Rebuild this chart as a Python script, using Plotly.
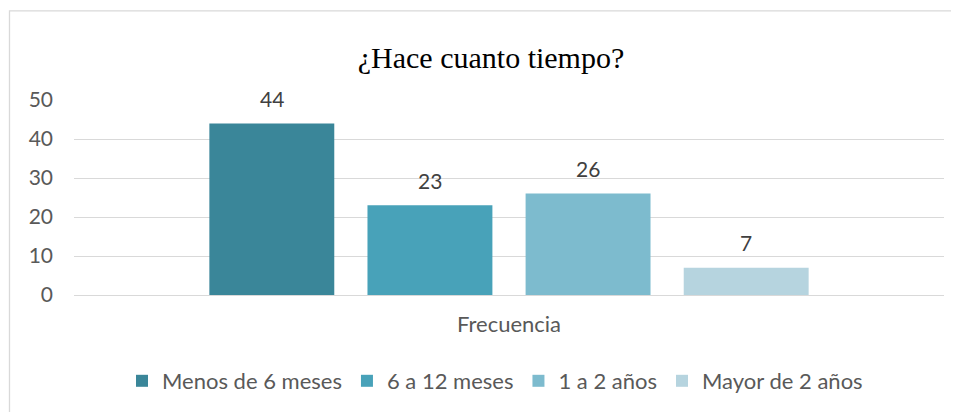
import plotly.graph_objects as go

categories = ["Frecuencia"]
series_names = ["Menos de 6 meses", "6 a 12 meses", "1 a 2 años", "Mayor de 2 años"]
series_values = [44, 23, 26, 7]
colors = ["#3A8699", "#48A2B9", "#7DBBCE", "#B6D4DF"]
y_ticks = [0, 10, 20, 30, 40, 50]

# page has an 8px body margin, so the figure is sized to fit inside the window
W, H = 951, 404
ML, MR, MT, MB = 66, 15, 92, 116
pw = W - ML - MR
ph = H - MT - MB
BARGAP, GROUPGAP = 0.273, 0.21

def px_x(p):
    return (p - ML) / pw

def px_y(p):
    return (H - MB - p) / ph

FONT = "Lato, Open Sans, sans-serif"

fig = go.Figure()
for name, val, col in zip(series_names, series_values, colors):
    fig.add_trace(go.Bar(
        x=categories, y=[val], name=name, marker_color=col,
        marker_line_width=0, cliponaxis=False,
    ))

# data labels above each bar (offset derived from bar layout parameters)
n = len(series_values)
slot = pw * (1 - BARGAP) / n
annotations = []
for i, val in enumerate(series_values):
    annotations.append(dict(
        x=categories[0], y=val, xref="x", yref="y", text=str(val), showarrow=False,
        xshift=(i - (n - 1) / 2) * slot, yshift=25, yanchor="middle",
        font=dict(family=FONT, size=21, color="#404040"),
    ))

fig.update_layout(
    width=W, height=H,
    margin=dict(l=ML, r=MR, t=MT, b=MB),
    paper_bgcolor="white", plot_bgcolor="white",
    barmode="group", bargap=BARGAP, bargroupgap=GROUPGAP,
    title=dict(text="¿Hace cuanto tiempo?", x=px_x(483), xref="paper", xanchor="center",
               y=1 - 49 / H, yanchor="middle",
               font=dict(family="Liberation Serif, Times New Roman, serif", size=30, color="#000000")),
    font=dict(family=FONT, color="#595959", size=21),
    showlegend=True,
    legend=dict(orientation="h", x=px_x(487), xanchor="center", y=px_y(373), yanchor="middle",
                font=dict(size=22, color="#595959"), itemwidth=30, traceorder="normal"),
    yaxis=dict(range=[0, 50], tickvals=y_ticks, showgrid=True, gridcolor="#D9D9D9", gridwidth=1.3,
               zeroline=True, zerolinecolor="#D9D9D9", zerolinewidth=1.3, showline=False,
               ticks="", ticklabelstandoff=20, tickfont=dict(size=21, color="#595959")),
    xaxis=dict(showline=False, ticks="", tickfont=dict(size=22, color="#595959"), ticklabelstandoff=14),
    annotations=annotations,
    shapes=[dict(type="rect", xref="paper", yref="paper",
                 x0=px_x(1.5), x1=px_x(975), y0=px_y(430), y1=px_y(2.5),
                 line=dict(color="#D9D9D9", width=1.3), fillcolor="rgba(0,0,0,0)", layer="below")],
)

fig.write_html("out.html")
=-=-=-=-=
• STATED EXERCISE:
Write out again, exactly, the lines from the start of the listing up to the line containing "return (p - ML) / pw", with both ends and without pictures.

• FULL OUTPUT:
Rebuild this chart as a Python script, using Plotly.
import plotly.graph_objects as go

categories = ["Frecuencia"]
series_names = ["Menos de 6 meses", "6 a 12 meses", "1 a 2 años", "Mayor de 2 años"]
series_values = [44, 23, 26, 7]
colors = ["#3A8699", "#48A2B9", "#7DBBCE", "#B6D4DF"]
y_ticks = [0, 10, 20, 30, 40, 50]

# page has an 8px body margin, so the figure is sized to fit inside the window
W, H = 951, 404
ML, MR, MT, MB = 66, 15, 92, 116
pw = W - ML - MR
ph = H - MT - MB
BARGAP, GROUPGAP = 0.273, 0.21

def px_x(p):
    return (p - ML) / pw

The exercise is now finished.